Avantages et inconvénients de la SCS
La société en commandite simple présente plusieurs avantages :
- Flexibilité dans la constitution du capital et l’organisation interne
- Possibilité d’associer des investisseurs passifs (commanditaires) à des entrepreneurs actifs (commandités)
- Protection du patrimoine personnel des commanditaires
- Régime fiscal potentiellement avantageux (impôt sur le revenu pour les commandités, choix possible entre IR et IS pour la société)
Elle comporte toutefois certains inconvénients :
- Responsabilité illimitée des commandités sur leur patrimoine personnel
- Complexité de gestion liée à la coexistence de deux catégories d’associés
- Forme juridique peu connue pouvant susciter la méfiance de certains partenaires commerciaux ou financiers
Fiscalité et régime social de la SCS
Le régime fiscal de la SCS est particulier :
- Par défaut, elle est soumise à l’impôt sur le revenu (IR) : les bénéfices sont imposés directement entre les mains des associés, au prorata de leurs droits
- Elle peut opter pour l’impôt sur les sociétés (IS) sous certaines conditions
Les commandités sont considérés comme des travailleurs non-salariés (TNS) et relèvent du régime social des indépendants. Ils sont redevables des cotisations sociales sur leur part de bénéfices.

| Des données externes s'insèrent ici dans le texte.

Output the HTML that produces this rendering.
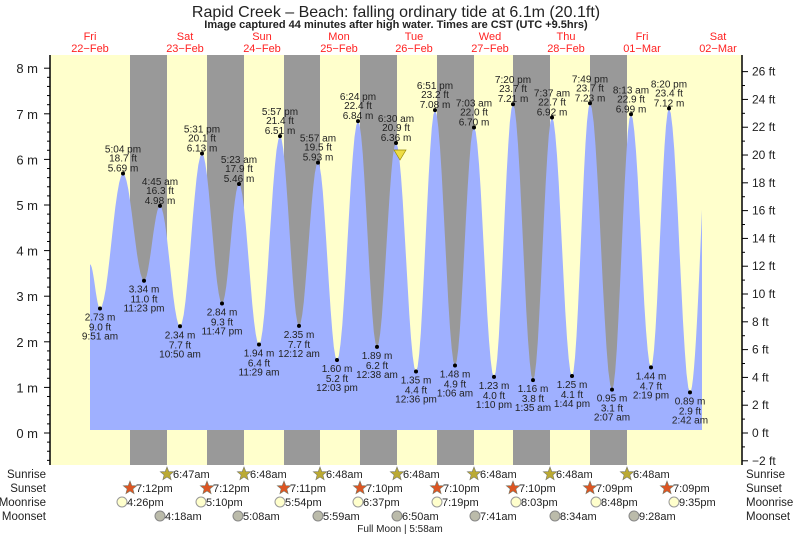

Les commanditaires sont traités fiscalement comme des associés classiques de société de capitaux. Leurs revenus (dividendes) sont soumis au prélèvement forfaitaire unique (PFU) ou au barème progressif de l’impôt sur le revenu, selon leur choix.
Cas d’utilisation et secteurs privilégiés
La SCS peut s’avérer particulièrement adaptée dans certaines situations :
- Entreprises familiales souhaitant associer des membres actifs et d’autres plus en retrait
- Projets entrepreneuriaux nécessitant des capitaux importants mais où les fondateurs veulent garder le contrôle opérationnel
- Professions libérales cherchant à s’associer avec des investisseurs
Certains secteurs d’activité se prêtent bien à cette forme juridique :
- Immobilier (sociétés de gestion patrimoniale)
- Finance (sociétés d’investissement)
- Commerce de gros
- Industrie nécessitant des investissements lourds
La SCS peut aussi être utilisée comme structure de holding, permettant de combiner gestion active et apports financiers passifs.
Évolution et transformation de la SCS
La société en commandite simple peut évoluer au cours de son existence :
- Entrée de nouveaux associés (commandités ou commanditaires)
- Cession de parts sociales (avec l’accord des autres associés)
- Transformation en une autre forme juridique (SARL, SA, SAS…)
La transformation en une autre forme de société nécessite généralement l’unanimité des associés commandités et une majorité qualifiée des commanditaires. Elle peut être motivée par divers facteurs : évolution de l’activité, besoin de lever des fonds, volonté de limiter la responsabilité des commandités…
En cas de décès d’un associé commandité, la SCS est en principe dissoute, sauf clause contraire des statuts prévoyant sa continuation avec les héritiers ou les associés restants.
La société en commandite simple offre une structure juridique originale, alliant la souplesse des sociétés de personnes à la protection partielle du patrimoine des investisseurs. Bien que peu répandue, elle peut s’avérer une solution pertinente pour certains projets entrepreneuriaux, notamment ceux nécessitant l’association d’opérationnels et de financiers. Sa flexibilité et ses spécificités fiscales en font un outil intéressant à considérer dans l’arsenal des formes juridiques d’entreprises.